Sim, é praticamente inédita. Houve duas exposições internacionais: uma no Metropolitan, em Nova Iorque, em 2016, e outra, no início de 2020, no princípio da pandemia, em Milão. A questão é que o público habitual da cerâmica, de certa forma, está ganho. O nosso desafio é criar um interesse do público que, em princípio, não se interessaria por uma coleção deste estilo. Então, quais são os artifícios que eu vou usar para que isto seja um êxito? Que elementos externos podemos usar para cativar esse tipo de público, para que a coleção possa ser vista por outros olhos, para que esse museu não seja óbvio, para que o nosso display não seja o esperado? Queremos fazer tudo com muito rigor, muita precisão, muita sofisticação, muito conhecimento por detrás, mas também queremos que a coleção seja esteticamente atraente.

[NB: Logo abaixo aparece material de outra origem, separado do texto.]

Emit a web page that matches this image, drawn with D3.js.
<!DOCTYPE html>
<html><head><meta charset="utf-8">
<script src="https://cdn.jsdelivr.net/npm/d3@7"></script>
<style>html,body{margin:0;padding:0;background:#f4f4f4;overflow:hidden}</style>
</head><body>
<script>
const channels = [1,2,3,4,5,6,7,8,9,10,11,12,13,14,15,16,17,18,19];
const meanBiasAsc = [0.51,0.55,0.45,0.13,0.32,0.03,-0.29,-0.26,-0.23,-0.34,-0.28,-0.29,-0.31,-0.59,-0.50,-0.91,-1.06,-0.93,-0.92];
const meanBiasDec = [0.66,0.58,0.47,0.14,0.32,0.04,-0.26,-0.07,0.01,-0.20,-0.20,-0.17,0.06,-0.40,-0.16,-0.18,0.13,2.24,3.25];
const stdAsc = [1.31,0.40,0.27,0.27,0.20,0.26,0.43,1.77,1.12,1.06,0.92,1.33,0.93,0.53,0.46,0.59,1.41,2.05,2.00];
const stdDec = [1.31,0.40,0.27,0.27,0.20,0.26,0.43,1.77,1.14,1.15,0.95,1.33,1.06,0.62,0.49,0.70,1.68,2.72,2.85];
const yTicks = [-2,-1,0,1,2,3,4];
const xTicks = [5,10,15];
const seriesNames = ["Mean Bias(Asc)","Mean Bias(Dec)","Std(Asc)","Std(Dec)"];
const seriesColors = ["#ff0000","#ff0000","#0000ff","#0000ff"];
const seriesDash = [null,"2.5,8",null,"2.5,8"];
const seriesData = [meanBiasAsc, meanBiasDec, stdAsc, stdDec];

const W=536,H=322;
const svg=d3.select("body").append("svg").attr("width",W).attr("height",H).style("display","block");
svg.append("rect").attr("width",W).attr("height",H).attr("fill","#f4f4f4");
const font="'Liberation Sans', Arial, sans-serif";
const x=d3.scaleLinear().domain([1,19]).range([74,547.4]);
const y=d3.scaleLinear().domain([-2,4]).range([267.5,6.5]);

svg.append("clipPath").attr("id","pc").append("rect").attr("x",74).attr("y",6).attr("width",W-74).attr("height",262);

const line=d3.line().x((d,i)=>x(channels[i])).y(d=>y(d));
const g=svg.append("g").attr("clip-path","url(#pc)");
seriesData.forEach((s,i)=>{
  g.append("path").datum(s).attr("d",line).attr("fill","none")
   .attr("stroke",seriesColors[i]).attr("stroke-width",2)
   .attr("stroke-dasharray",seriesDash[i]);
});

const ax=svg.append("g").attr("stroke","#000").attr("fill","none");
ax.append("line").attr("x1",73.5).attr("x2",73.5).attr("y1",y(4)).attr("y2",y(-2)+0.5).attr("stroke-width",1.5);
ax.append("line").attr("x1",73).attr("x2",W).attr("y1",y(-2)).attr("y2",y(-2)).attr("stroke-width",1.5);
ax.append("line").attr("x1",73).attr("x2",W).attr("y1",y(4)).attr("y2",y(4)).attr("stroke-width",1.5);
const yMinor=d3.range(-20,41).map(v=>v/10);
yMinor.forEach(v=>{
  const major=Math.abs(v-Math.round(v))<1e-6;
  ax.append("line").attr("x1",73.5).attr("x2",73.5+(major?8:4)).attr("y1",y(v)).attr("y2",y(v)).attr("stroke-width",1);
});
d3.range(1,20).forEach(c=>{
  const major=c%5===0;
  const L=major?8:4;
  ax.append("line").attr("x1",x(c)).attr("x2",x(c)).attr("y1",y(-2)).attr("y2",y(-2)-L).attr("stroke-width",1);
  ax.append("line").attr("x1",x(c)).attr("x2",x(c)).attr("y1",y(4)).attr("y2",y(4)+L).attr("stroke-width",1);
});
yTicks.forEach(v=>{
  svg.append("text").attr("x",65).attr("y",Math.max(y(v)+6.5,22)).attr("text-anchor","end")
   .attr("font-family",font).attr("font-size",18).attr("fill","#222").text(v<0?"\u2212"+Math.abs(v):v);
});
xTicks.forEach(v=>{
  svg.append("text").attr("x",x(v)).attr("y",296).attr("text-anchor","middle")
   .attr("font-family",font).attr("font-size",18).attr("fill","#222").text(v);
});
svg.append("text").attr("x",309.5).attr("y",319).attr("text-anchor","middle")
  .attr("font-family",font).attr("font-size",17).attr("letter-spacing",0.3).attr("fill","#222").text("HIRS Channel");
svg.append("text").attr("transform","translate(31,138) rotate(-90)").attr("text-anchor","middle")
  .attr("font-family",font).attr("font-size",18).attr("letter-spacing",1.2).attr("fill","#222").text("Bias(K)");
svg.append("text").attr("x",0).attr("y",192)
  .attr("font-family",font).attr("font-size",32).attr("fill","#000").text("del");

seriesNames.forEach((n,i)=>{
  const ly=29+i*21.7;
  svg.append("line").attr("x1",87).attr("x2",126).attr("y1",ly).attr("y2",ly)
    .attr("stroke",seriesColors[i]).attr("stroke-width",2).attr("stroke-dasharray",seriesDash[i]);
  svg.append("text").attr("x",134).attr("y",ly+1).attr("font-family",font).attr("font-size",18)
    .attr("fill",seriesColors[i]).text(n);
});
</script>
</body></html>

Portugal atravessa um momento particular, em termos de turismo e de investimento estrangeiro. Isso também foi tido em conta na vossa opção pelo País?
Foi, tudo isso foi considerado e, nomeadamente, a ideia de que Portugal se está a tornar um país muito internacional, com muitos expatriados, muitos estrangeiros e uma comunidade artística de portugueses e de estrangeiros cada vez mais forte. Portugal passou a ser olhado de outra forma.
Não pensaram no Brasil?
Pensámos, sim, mas a relação da coleção com o Brasil é apenas o facto de a família ser brasileira. Faz muito mais sentido começar este projeto num lugar onde já exista algum interesse por parte do público. A nossa ideia também é a de ter sempre uma ponte com o Brasil.

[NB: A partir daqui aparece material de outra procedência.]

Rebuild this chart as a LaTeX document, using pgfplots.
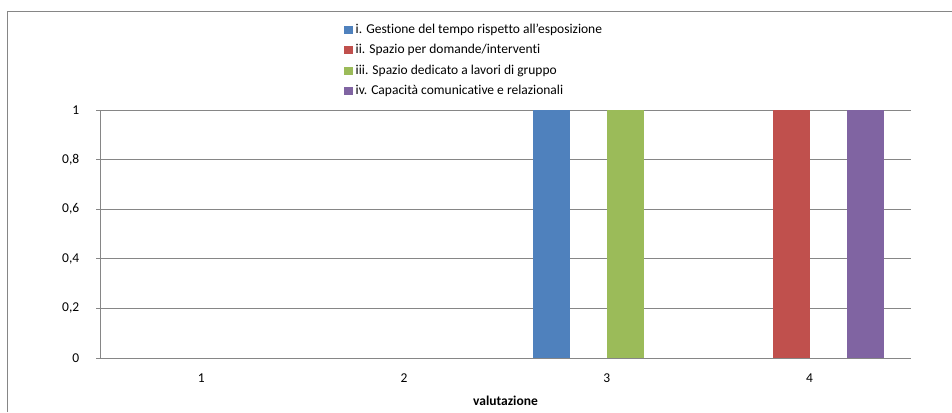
\documentclass[border=0pt]{standalone}
\usepackage{pgfplots}
\pgfplotsset{compat=1.18}
\usepackage{fontspec}
\setmainfont{Carlito}[Ligatures={NoCommon}]
\definecolor{sBlue}{HTML}{4F81BD}
\definecolor{sRed}{HTML}{C0504D}
\definecolor{sGreen}{HTML}{9BBB59}
\definecolor{sPurple}{HTML}{8064A2}
\definecolor{axgray}{HTML}{868686}
\begin{document}
\fontsize{13.5}{16}\selectfont
\begin{tikzpicture}[x=1pt,y=1pt]
\useasboundingbox (0,0) rectangle (952,412);
\draw[axgray, line width=1pt] (7,0) -- (7,400) -- (952,400);
\begin{axis}[
  at={(100pt,54pt)}, anchor=south west,
  scale only axis, width=811pt, height=248pt,
  ybar=0pt, bar width=37pt,
  xmin=0.5, xmax=4.5, ymin=0, ymax=1,
  xtick={1,2,3,4},
  xtick style={draw=none},
  ytick={0,0.2,0.4,0.6,0.8,1},
  axis x line*=bottom, axis y line*=left,
  axis line style={axgray, line width=0.8pt},
  ymajorgrids, grid style={axgray, line width=0.8pt},
  tick align=outside, major tick length=4pt,
  ytick style={axgray, line width=0.8pt},
  /pgf/number format/assume math mode=true,
  /pgf/number format/use comma,
  /pgf/number format/fixed,
  /pgf/number format/precision=1,
  yticklabel style={/tikz/anchor=east, /tikz/xshift=-12pt, /tikz/font=\fontsize{13.5}{16}\selectfont},
  xticklabel style={/tikz/anchor=center, /tikz/yshift=-16pt, /tikz/font=\fontsize{13.5}{16}\selectfont},
  every axis x label/.style={at={(rel axis cs:0.5,0)}, anchor=center, yshift=-43pt, font=\fontsize{13.5}{16}\selectfont\bfseries},
  xlabel={valutazione},
  legend style={at={(rel axis cs:0.3009,1.3548)}, anchor=north west, draw=none, fill=none,
    inner sep=0pt, row sep=5.5pt,
    nodes={inner ysep=1pt, inner xsep=2.5pt, text height=10pt, text depth=3pt, font=\fontsize{13.5}{16}\selectfont}},
  legend cell align=left,
  legend image code/.code={\fill[#1] (-1.5pt,-4pt) rectangle (7.5pt,4pt);},
]
\addplot[fill=sBlue, draw=none] coordinates {(3,1)};
\addplot[fill=sRed, draw=none] coordinates {(4,1)};
\addplot[fill=sGreen, draw=none] coordinates {(3,1)};
\addplot[fill=sPurple, draw=none] coordinates {(4,1)};
\legend{i. Gestione del tempo rispetto all’esposizione, ii. Spazio per domande/interventi, iii. Spazio dedicato a lavori di gruppo, iv. Capacità comunicative e relazionali}
\end{axis}
\end{tikzpicture}
\end{document}
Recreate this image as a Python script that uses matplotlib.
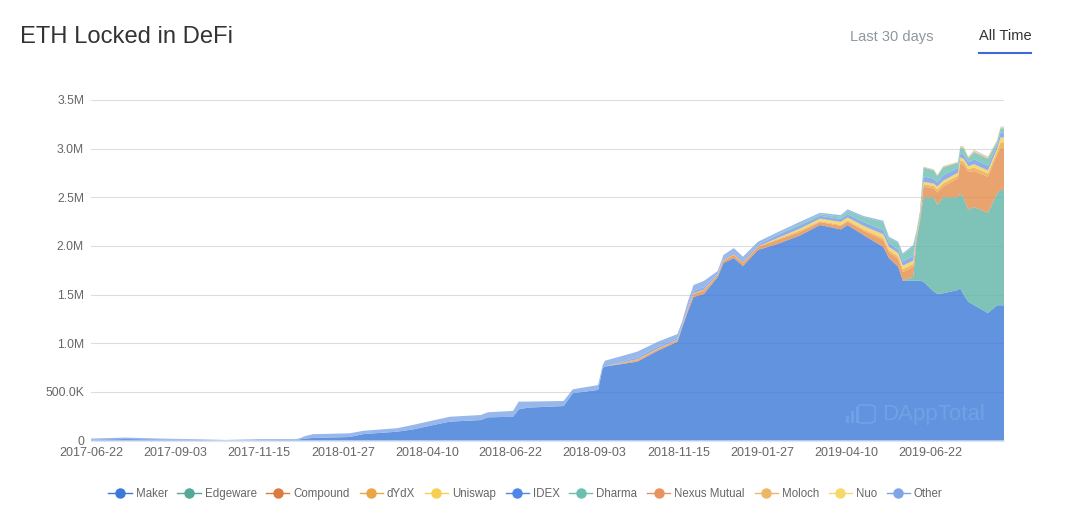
import pandas as pd
import matplotlib
matplotlib.use("Agg")
import matplotlib.pyplot as plt
from matplotlib.lines import Line2D
from matplotlib.patches import FancyBboxPatch, Rectangle

plt.rcParams['font.family'] = ['Liberation Sans', 'DejaVu Sans']

# -----------------------------
# Data (millions of ETH, days since start)
# -----------------------------
start = pd.Timestamp("2017-06-22")
end = pd.Timestamp("2019-08-25")

days = [0, 30, 60, 95, 117, 147, 178, 182, 186, 193,
        225, 237, 266, 280, 295, 312, 339, 345, 367, 372,
        380, 411, 419, 441, 445, 447, 475, 493, 510, 514,
        519, 524, 533, 545, 550, 559, 567, 580, 597, 617,
        634, 652, 658, 672, 689, 694, 702, 706, 715, 718,
        721, 724, 733, 736, 741, 754, 756, 759, 763, 768,
        780, 788, 791, 795]

maker = [.008, .015, .01, .005, .002, .004, .006, .012, .02, .026,
         .036, .066, .09, .114, .152, .194, .21, .238, .244, .32,
         .338, .354, .486, .52, .745, .76, .81, .923, 1.015, 1.156,
         1.324, 1.475, 1.506, 1.68, 1.824, 1.876, 1.793, 1.958, 2.02, 2.11,
         2.215, 2.17, 2.215, 2.11, 1.99, 1.875, 1.786, 1.642, 1.642, 1.642,
         1.642, 1.632, 1.53, 1.506, 1.513, 1.547, 1.564, 1.495, 1.426, 1.39,
         1.31, 1.39, 1.39, 1.39]
edgeware = [0] * 48 + [.041, .418, .62, .868, .97, .914, .987, .953, .976, .995,
                       .944, 1.01, 1.03, 1.15, 1.185, 1.185]
compound = [0] * 26 + [.015, .015, .015, .012,
                       .02, .03, .035, .02, .025, .03, .03, .03, .04, .035,
                       .03, .035, .035, .045, .07, .06, .08, .09, .10, .03,
                       .03, .11, .09, .13, .11, .193, .31, .34, .39, .37,
                       .37, .40, .43, .43]
dydx = [0] * 26 + [.01, .008, .006, .004,
                   .008, .01, .01, .005, .007, .01, .008, .007, .01, .015,
                   .01, .012, .012, .015, .02, .02, .025, .03, .03, .012,
                   .012, .025, .025, .03, .03, .03, .03, .035, .03, .035,
                   .035, .03, .06, .06]
uniswap = [0] * 38 + [.01, .02,
                      .025, .03, .03, .035, .04, .035, .035, .035, .035, .012,
                      .012, .025, .025, .03, .03, .03, .03, .03, .03, .035,
                      .03, .03, .05, .05]
idex = [0] * 26 + [.02, .02, .015, .012,
                   .02, .025, .025, .012, .015, .02, .02, .015, .035, .035,
                   .03, .03, .035, .04, .045, .04, .04, .045, .05, .016,
                   .016, .055, .05, .045, .055, .05, .04, .045, .04, .05,
                   .05, .04, .05, .05]
dharma = [0] * 38 + [.005, .015,
                     .015, .025, .035, .05, .08, .05, .065, .07, .095, .025,
                     .025, .09, .085, .062, .08, .05, .06, .06, .04, .07,
                     .07, .03, .04, .04]
nexus = [0] * 51 + [.003, .004, .004, .005, .004, .006, .007, .005, .008, .007, .005, .006, .006]
moloch = [0] * 51 + [.002, .003, .003, .004, .003, .004, .005, .004, .006, .005, .005, .005, .005]
nuo = [0] * 51 + [.002, .003, .003, .003, .003, .004, .004, .004, .006, .005, .004, .005, .005]
other = [.012, .015, .01, .007, .004, .01, .008, .013, .025, .039,
         .038, .034, .036, .046, .048, .05, .052, .052, .06, .08,
         .062, .052, .04, .05, .031, .06, .058, .049, .043, .036,
         .054, .058, .064, .025, .035, .042, .038, .033, .02, .02,
         .015, .015, .014, .012, .014, .014, .012, .012, .016, .005,
         .005, .002, .002, .002, .003, .002, .003, .004, .004, .006,
         .005, .004, .004, .004]

names = ["Maker", "Edgeware", "Compound", "dYdX", "Uniswap", "IDEX",
         "Dharma", "Nexus Mutual", "Moloch", "Nuo", "Other"]
fill_colors = ["#3B78D8", "#5FB5A6", "#E38C4B", "#EBA544", "#F5CF52", "#6F9BE6",
               "#6BBFB0", "#E8935F", "#EDB768", "#F7D86B", "#7EA6E6"]
legend_colors = ["#3B78D8", "#55A897", "#DD7A3E", "#EBA544", "#F5CF52", "#4F86E8",
                 "#6BBFB0", "#E8935F", "#EDB768", "#F7D86B", "#7EA6E6"]

date_ticks = ["2017-06-22", "2017-09-03", "2017-11-15", "2018-01-27", "2018-04-10", "2018-06-22",
              "2018-09-03", "2018-11-15", "2019-01-27", "2019-04-10", "2019-06-22"]
value_ticks = [0, 0.5, 1.0, 1.5, 2.0, 2.5, 3.0, 3.5]
value_labels = ["0", "500.0K", "1.0M", "1.5M", "2.0M", "2.5M", "3.0M", "3.5M"]

# -----------------------------
# Figure
# -----------------------------
W, H = 1080, 530
fig = plt.figure(figsize=(W / 100, H / 100), dpi=100, facecolor="white")
ax = fig.add_axes([91 / W, 1 - 440.5 / H, 913 / W, 340.5 / H])

dates = start + pd.to_timedelta(days, unit="D")
ax.stackplot(dates, maker, edgeware, compound, dydx, uniswap, idex, dharma, nexus, moloch, nuo, other,
             colors=fill_colors, alpha=0.8, linewidth=0, zorder=2)

ax.set_xlim(start, end)
ax.set_ylim(0, 3.5)
ax.set_yticks(value_ticks)
ax.set_yticklabels(value_labels, fontsize=8.7)
ax.set_xticks(pd.to_datetime(date_ticks))
ax.set_xticklabels(date_ticks, fontsize=9)
ax.tick_params(axis="both", length=0, labelcolor="#666666")
ax.tick_params(axis="y", pad=5)
ax.tick_params(axis="x", pad=5)
ax.grid(axis="y", color="#DDDDDD", linewidth=0.8, zorder=1)
ax.set_axisbelow(True)
for s in ["top", "right", "left"]:
    ax.spines[s].set_visible(False)
ax.spines["bottom"].set_color("#DCE6F5")

# Header
fig.text(20 / W, 1 - 37 / H, "ETH Locked in DeFi", fontsize=17.1, color="#333333", va="center")
fig.text(850 / W, 1 - 36.5 / H, "Last 30 days", fontsize=10.5, color="#8E969E", va="center")
fig.text(979 / W, 1 - 36.5 / H, "All Time", fontsize=10.5, color="#333333", va="center")
fig.add_artist(Line2D([979 / W, 1031 / W], [1 - 52.5 / H, 1 - 52.5 / H], color="#3F68D8", linewidth=1.5))

# Watermark
wm = "#72A0E4"
fig.text(882 / W, 1 - 414.5 / H, "DAppTotal", fontsize=16, color=wm, va="center")
fig.add_artist(FancyBboxPatch((857 / W, 1 - 423 / H), 18 / W, 18 / H, boxstyle="round,pad=0,rounding_size=0.006",
                              fc="none", ec=wm, lw=1.3, transform=fig.transFigure))
for bx, bh in [(846, 7), (851, 12), (856, 16)]:
    fig.add_artist(Rectangle((bx / W, 1 - 423 / H), 2.5 / W, bh / H, fc=wm, ec="none", transform=fig.transFigure))

# Legend
handles = [Line2D([], [], color=c, marker="o", markersize=6.5, linewidth=1, label=n)
           for n, c in zip(names, legend_colors)]
fig.legend(handles=handles, loc="center", bbox_to_anchor=(525.5 / W, 1 - 494 / H), ncol=len(names),
           frameon=False, fontsize=8.3, labelcolor="#666666", handlelength=2.0, handletextpad=0.35,
           columnspacing=0.85, borderpad=0, borderaxespad=0)

fig.savefig("out.png", dpi=100)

De que maneira uma advogada especialista em Direito Internacional vai parar ao mundo da arte? A advocacia já ficou arrumada na sua vida?
Uma vez advogado, sempre advogado, não é?
Portanto, olha sempre para todos os contratos…
Leio todos. Sou uma cliente muito chata [risos]
Mas deixou de exercer?
Deixei. Mudei de carreira mais ou menos em 2009. Acho, aliás, que o grande responsável por isso foi o meu avô. Por causa dele, comecei a frequentar feiras de arte, a ir a Maastricht, foi aí que ele começou a pensar em catalogar a coleção… Acabou por ser uma transição muito orgânica, a partir de certa altura passei a interessar-me mais pela arte do que pelo trabalho que fazia durante o dia. Sempre tive um apreço muito grande por arte contemporânea, por artistas vivos, pela produção autoral, pela mensagem da arte contemporânea. São esses os artistas que me inspiram. Na verdade, eu também coleciono…
A arte aproxima as pessoas?
Sim, acho que sim. Não sei se todos pensam como eu, espero que sim… Mais do que interesse, julgo que temos a obrigação de fazer com que uma riqueza histórica deste porte não fique guardada a sete chaves, não fique trancada no quintal de uma casa… É uma riqueza para ser dividida, é uma obrigação que temos para com o público.
Tornar visível um património que é propriedade da família e, assim, partilhá-lo com os outros?
É, isso leva-nos àquela discussão que se tem sobre a arte… Nunca se é dono da arte em si, somos apenas custodians, fiéis depositários. Os artistas são os grandes produtores, os idealizadores. Os colecionadores não passam de cuidadores dessa riqueza.